Got the term from my $2 Cotton On totebag lol

I was that high school girl who always ask my friends to accompany me everywhere — even most of times I’d go to the restroom with my friends. But as I grow up, along with all the complexity that comes with the term of “growing up”, I begin to realize that I need my own space. There are some things that I wanna keep to myself. I like going on dates with myself. I have a personal blog & social media accounts where I share many of my shits there — even much more shits than my closest ones know. I need some time before sleep just laying on my bed listening to some songs while reading the lyrics. During social gatherings I often find myself looking forward to go home & listen to the song I currently like. I even plan to still have my own room if one day I ever get married. As time goes by I begin to realize it’s the space that I make for myself which plays an important part in keeping me sane all these times.

And yes, I believe we don’t have to always talk about what we feel. I believe there are things & problems that better left untold — at least for me & my mental health. Now I understand why I was really confused when there was someone claiming that he “owes” me an explanation — which in the end the explanation didn’t bring me any good & not that important to know anyway. It might be because deep down I always believe that almost in every case we don’t have any obligation to explain anything to anyone about our own self.

Responsibly Secretive

On the other hand, as much as I believe that we’re under no obligations to tell people about our things, I also believe that there are consequences for every decision we take. Don’t want to talk about the problems you have with your partner? Ok cool it’s your choice, but don’t expect there will be a fairy godmother who will come and magically solve it for you. Don’t blame anyone if it will never ever be solved. You don’t want to share your feelings to someone? 100% up to you, but it might leave you less connected with that particular person. Or they might feel that they are not that significant for you because they think they’re supposed to know about that. You can’t control people’s feeling — even if you tell them that you need your own space & it doesn’t make you love them any less, they might feel less loved. It will be up to you whether you’ll let them invade your personal space to certain extend, or you’ll keep being who you want. You decide, then you deal with the consequences.
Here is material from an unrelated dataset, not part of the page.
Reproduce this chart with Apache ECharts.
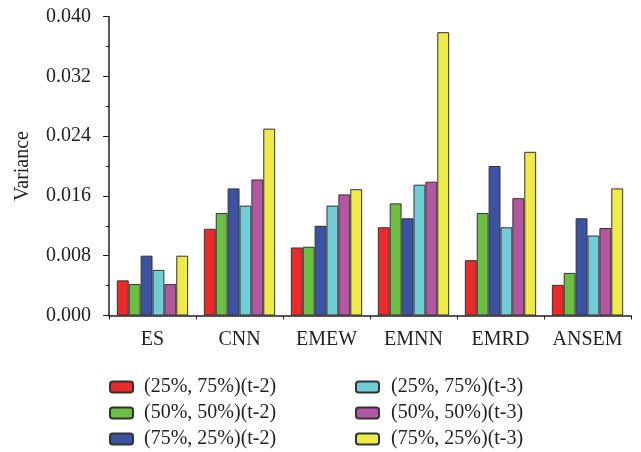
<!DOCTYPE html>
<html>
<head>
<meta charset="utf-8">
<script src="https://cdn.jsdelivr.net/npm/echarts@6/dist/echarts.min.js"></script>
<style>html,body{margin:0;padding:0;background:#fff;}#c{width:641px;height:452px;}</style>
</head>
<body>
<div id="c"></div>
<script>
var categories = ['ES', 'CNN', 'EMEW', 'EMNN', 'EMRD', 'ANSEM'];
var seriesNames = ['(25%, 75%)(t-2)', '(50%, 50%)(t-2)', '(75%, 25%)(t-2)', '(25%, 75%)(t-3)', '(50%, 50%)(t-3)', '(75%, 25%)(t-3)'];
var s25_75_t2 = [0.0047, 0.0116, 0.0091, 0.0118, 0.0074, 0.0041];
var s50_50_t2 = [0.0042, 0.0137, 0.0092, 0.0150, 0.0137, 0.0057];
var s75_25_t2 = [0.0080, 0.0170, 0.0120, 0.0130, 0.0200, 0.0130];
var s25_75_t3 = [0.0061, 0.0147, 0.0147, 0.0175, 0.0118, 0.0107];
var s50_50_t3 = [0.0042, 0.0182, 0.0162, 0.0179, 0.0157, 0.0117];
var s75_25_t3 = [0.0080, 0.0250, 0.0169, 0.0379, 0.0219, 0.0170];
var yTicks = [0.000, 0.008, 0.016, 0.024, 0.032, 0.040];
var colors = ['#ed2a2a', '#6cbe45', '#3b53a2', '#70ccd7', '#b457a2', '#eeea48'];
var allData = [s25_75_t2, s50_50_t2, s75_25_t2, s25_75_t3, s50_50_t3, s75_25_t3];

var fontFam = '"Liberation Serif", "Times New Roman", serif';
var txt = '#231f20';

var series = allData.map(function (d, i) {
  return {
    name: seriesNames[i],
    type: 'bar',
    data: d,
    barGap: '0%',
    barCategoryGap: '18%',
    itemStyle: { color: colors[i], borderColor: '#333333', borderWidth: 1 }
  };
});

var chart = echarts.init(document.getElementById('c'));
chart.setOption({
  animation: false,
  textStyle: { fontFamily: fontFam },
  grid: [
    { left: 109, right: 10, top: 16.5, bottom: 136.5, containLabel: false },
    { left: 109, right: 10, top: 16.5, bottom: 136.5, containLabel: false }
  ],
  legend: [
    {
      data: seriesNames.slice(0, 3),
      orient: 'vertical', left: 109, top: 377, padding: 0,
      itemWidth: 23, itemHeight: 11, itemGap: 6,
      textStyle: { fontFamily: fontFam, fontSize: 20, color: txt, lineHeight: 20, padding: [0, 0, 0, 6] }
    },
    {
      data: seriesNames.slice(3, 6),
      orient: 'vertical', left: 355, top: 377, padding: 0,
      itemWidth: 23, itemHeight: 11, itemGap: 6,
      textStyle: { fontFamily: fontFam, fontSize: 20, color: txt, lineHeight: 20, padding: [0, 0, 0, 7] }
    }
  ],
  xAxis: [
    {
      type: 'category', gridIndex: 0, data: categories,
      axisLine: { lineStyle: { color: txt, width: 1.5 } },
      axisTick: { alignWithLabel: true, interval: 0, length: 7, lineStyle: { color: txt } },
      axisLabel: { interval: 0, fontFamily: fontFam, fontSize: 20, color: txt, margin: 14 }
    },
    {
      type: 'category', gridIndex: 1, data: categories,
      axisLine: { show: false },
      axisTick: { show: true, interval: 0, length: 4, lineStyle: { color: txt } },
      axisLabel: { show: false, interval: 0 }
    }
  ],
  yAxis: [
    {
      type: 'value', gridIndex: 0, min: 0, max: 0.04, interval: 0.008,
      name: 'Variance', nameLocation: 'middle', nameGap: 76,
      nameTextStyle: { fontFamily: fontFam, fontSize: 20, color: txt },
      axisLine: { show: true, lineStyle: { color: txt, width: 1.5 } },
      axisTick: { show: true, length: 6, lineStyle: { color: txt } },
      minorTick: { show: true, splitNumber: 2, length: 3, lineStyle: { color: txt } },
      splitLine: { show: false },
      axisLabel: {
        fontFamily: fontFam, fontSize: 20, color: txt, margin: 18,
        formatter: function (v) { return v.toFixed(3); }
      }
    },
    {
      type: 'value', gridIndex: 1, min: 0, max: 0.04, show: false
    }
  ],
  series: series
});
</script>
</body>
</html>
from Omoi Omoware Furi Furare Manga

In the end it’s usually the “gray” which makes sense for me. I believe I have the right not to tell people about my things, but telling things does bring me good in many cases. Actually I’m also the type of person who’ll feel connected to someone because of the conversations I share with them. And I think it’s often different for every person. There might be someone who needs more personal space than me, or even someone who doesn’t need any personal space at all. I just want to tell you that it’s ok to refuse explaining something about you. It’s ok to keep space with people, including the ones you love. & the ones who love you. It’s ok to keep things to yourself. What’s important is to understand what works for us & the consequences, isn’t it?